Posted: 2019-03-01 20:57:32
by Nobumi Iyanaga
Hello Philip,

Thank you for your reply.

> So it seems Martin was taking this pattern quite literally.

Ah, now I understand...!

I must be more careful when I give an example text!

Re: A macro converting numbered texts to endnotes

Posted: 2019-03-06 15:51:41
by martin
I did indeed take the example text exactly literally :o My macro code expected the note text to be bookended by reference numbers. In thinking about it longer, I can see why this was an unrealistic assumption. But it's good advice that whenever a person requests a macro they should provide a real sample document, even just a small one, so the macro author can see what is actually required.
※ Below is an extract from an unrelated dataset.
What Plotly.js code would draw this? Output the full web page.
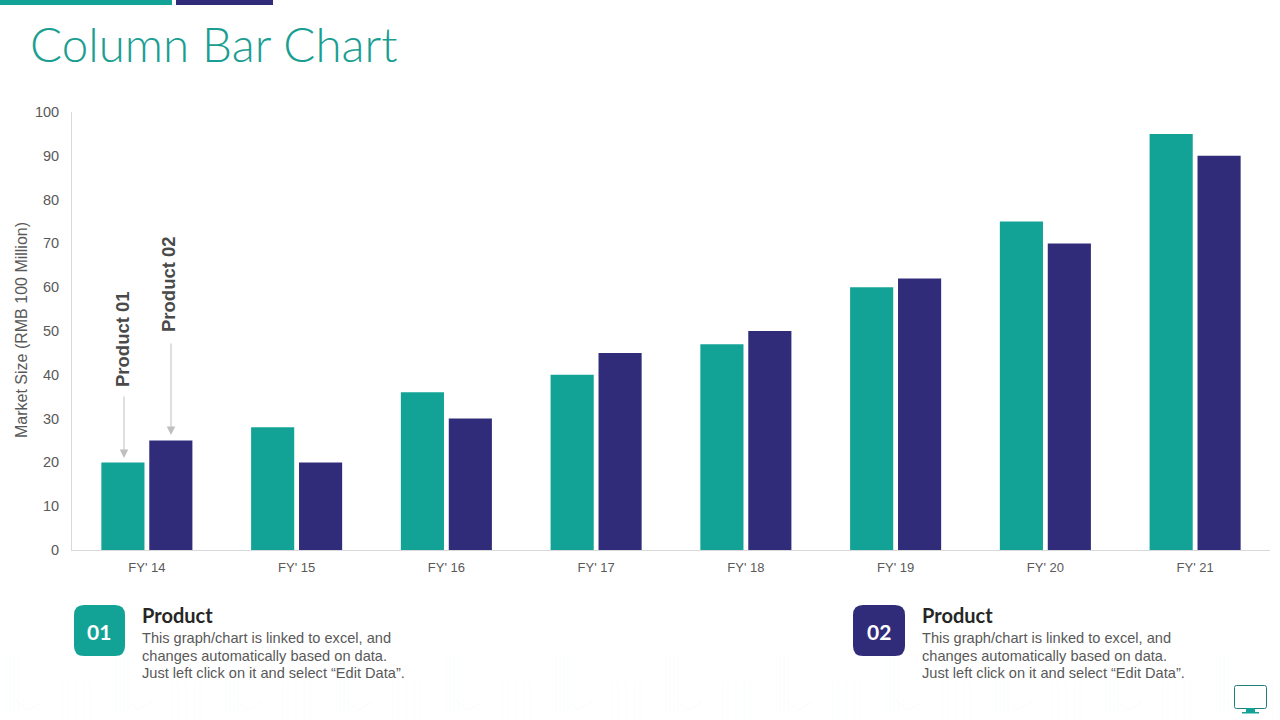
<!DOCTYPE html>
<html><head><meta charset="utf-8">
<script src="https://cdn.plot.ly/plotly-3.0.1.min.js"></script>
<style>html,body{margin:0;padding:0;background:#fff;overflow:hidden}#c{width:1280px;height:720px}</style>
</head><body><div id="c"></div>
<script>
const categories = ["FY' 14","FY' 15","FY' 16","FY' 17","FY' 18","FY' 19","FY' 20","FY' 21"];
const product01 = [20,28,36,40,47,60,75,95];
const product02 = [25,20,30,45,50,62,70,90];
const yTicks = [0,10,20,30,40,50,60,70,80,90,100];
const TEAL = '#13a396', NAVY = '#312c7a';
const L=72,R=1270,T=112,B=550;
const px = v => (v-L)/(R-L), py = v => (B-v)/(B-T);
const sans = 'Liberation Sans, Arial, sans-serif';
const geo = 'Lato, sans-serif';

function rrect(x0,y0,x1,y1,r){
  const X=px, Y=py;
  return `M${X(x0+r)},${Y(y0)} L${X(x1-r)},${Y(y0)} Q${X(x1)},${Y(y0)} ${X(x1)},${Y(y0+r)} L${X(x1)},${Y(y1-r)} Q${X(x1)},${Y(y1)} ${X(x1-r)},${Y(y1)} L${X(x0+r)},${Y(y1)} Q${X(x0)},${Y(y1)} ${X(x0)},${Y(y1-r)} L${X(x0)},${Y(y0+r)} Q${X(x0)},${Y(y0)} ${X(x0+r)},${Y(y0)} Z`;
}
const box=(x0,y0,x1,y1,fill)=>({type:'rect',xref:'paper',yref:'paper',x0:px(x0),x1:px(x1),y0:py(y1),y1:py(y0),fillcolor:fill,line:{width:0},layer:'above'});
const faint=(x0,y0,x1,y1)=>({type:'line',xref:'paper',yref:'paper',x0:px(x0),x1:px(x1),y0:py(y0),y1:py(y1),line:{color:'#fafcfc',width:1},layer:'below'});
const shapes=[];
for(let k=0;k<12;k++){
  const o=-2+k*110;
  [8,12,16,20].forEach(d=>shapes.push(faint(o+d,656,o+d,712)));
  shapes.push(faint(o+18,700,o+30,710),faint(o+30,710,o+44,702));
  [64,70,78,86,92].forEach(d=>shapes.push(faint(o+d,682,o+d,720)));
}
shapes.push(
  box(0,0,172,5,TEAL), box(176,0,273,5,NAVY),
  {type:'path',xref:'paper',yref:'paper',path:rrect(74,605,125,656,10),fillcolor:TEAL,line:{width:0}},
  {type:'path',xref:'paper',yref:'paper',path:rrect(853,605,905,656,10),fillcolor:NAVY,line:{width:0}},
  {type:'path',xref:'paper',yref:'paper',path:rrect(1234.5,685.5,1266.5,708.5,2),fillcolor:'#fff',line:{color:'#1f7f7c',width:1}},
  box(1246,708,1255,712,TEAL), box(1242,712,1259,713.5,TEAL)
);
const txt=(x,y,text,size,color,opts={})=>Object.assign({xref:'paper',yref:'paper',x:px(x),y:py(y),text,showarrow:false,xanchor:'left',yanchor:'middle',font:{family:sans,size,color}},opts);
const bodyLines=['This graph/chart is linked to excel, and','changes automatically based on data.','Just left click on it and select “Edit Data”.'];
const annos=[
  txt(28,44,'Column Bar Chart',47.5,'#1b9e92',{font:{family:geo,size:47.5,color:'#1b9e92',weight:300}}),
  txt(98.5,631,'01',21,'#fff',{xanchor:'center',font:{family:geo,size:21,color:'#fff',weight:700}}),
  txt(879,631,'02',21,'#fff',{xanchor:'center',font:{family:geo,size:21,color:'#fff',weight:700}}),
  txt(140,614.5,'Product',20,'#262626',{font:{family:geo,size:20,color:'#262626',weight:700}}),
  txt(920,614.5,'Product',20,'#262626',{font:{family:geo,size:20,color:'#262626',weight:700}}),
  txt(122,339,'<b>Product 01</b>',18.5,'#4a4a4a',{xanchor:'center',textangle:-90}),
  txt(168,284,'<b>Product 02</b>',18.5,'#4a4a4a',{xanchor:'center',textangle:-90}),
  txt(21.5,330.5,'Market Size (RMB 100 Million)',16,'#595959',{xanchor:'center',textangle:-90}),
  {xref:'paper',yref:'paper',axref:'pixel',ayref:'pixel',x:px(124),y:py(458),ax:0,ay:-63,text:'',showarrow:true,arrowhead:2,arrowsize:1.7,arrowwidth:1,arrowcolor:'#bfbfbf'},
  {xref:'paper',yref:'paper',axref:'pixel',ayref:'pixel',x:px(171),y:py(435),ax:0,ay:-93,text:'',showarrow:true,arrowhead:2,arrowsize:1.7,arrowwidth:1,arrowcolor:'#bfbfbf'}
];
[140,920].forEach(x=>bodyLines.forEach((l,i)=>annos.push(txt(x,638+i*17.6,l,14.6,'#595959'))));
Plotly.newPlot('c',[
  {type:'bar',name:'Product 01',x:categories,y:product01,marker:{color:TEAL}},
  {type:'bar',name:'Product 02',x:categories,y:product02,marker:{color:NAVY}}
],{
  width:1280,height:720,margin:{l:L,r:1280-R,t:T,b:720-B,pad:0},
  paper_bgcolor:'#fff',plot_bgcolor:'#fff',showlegend:false,
  barmode:'group',bargap:0.36,bargroupgap:0.1,
  xaxis:{type:'category',showgrid:false,zeroline:false,showline:true,linecolor:'#d9d9d9',linewidth:1,ticks:'',ticklabelstandoff:5,tickfont:{family:sans,size:13,color:'#595959'},ticklen:0},
  yaxis:{range:[0,100],tickvals:yTicks,showgrid:false,zeroline:false,showline:true,linecolor:'#d9d9d9',linewidth:1,ticks:'',ticklabelstandoff:9,tickfont:{family:sans,size:14.5,color:'#595959'}},
  shapes,annotations:annos
},{displayModeBar:false,staticPlot:true});
</script></body></html>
Thanks to Philip for coming through, both with a working macro and for explaining the code in my own misinformed macro :D
phspaelti wrote: 2019-03-01 01:43:51Finally the last special thing is the '¢' option. That allows the macro to later use the found bits from the expression as variables. You'll see in the code that a few lines later, Martin uses a variable '$0'. That refers to the found bit of this expression, i.e., the putative footnote/endnote reference number.
This is one of my favorite macro features. It's great to be able to easily refer to matches using automatically created macro variables. It works very nicely with named captures:

Code: Select all

Find Next @String[(?<digits>\d+)\s+(?<item>\w+)], 'E¢'
Prompt $digits, $item
I should say that the ¢ option is like a little brother to the similar $ option, eg:

Code: Select all

Find Next @String[(?<digits>\d+)\s+(?<item>\w+)], 'E$'
The $ option captures the matches as formatted text, while the ¢ option captures the matches as strings (plain text). This is slightly more efficient.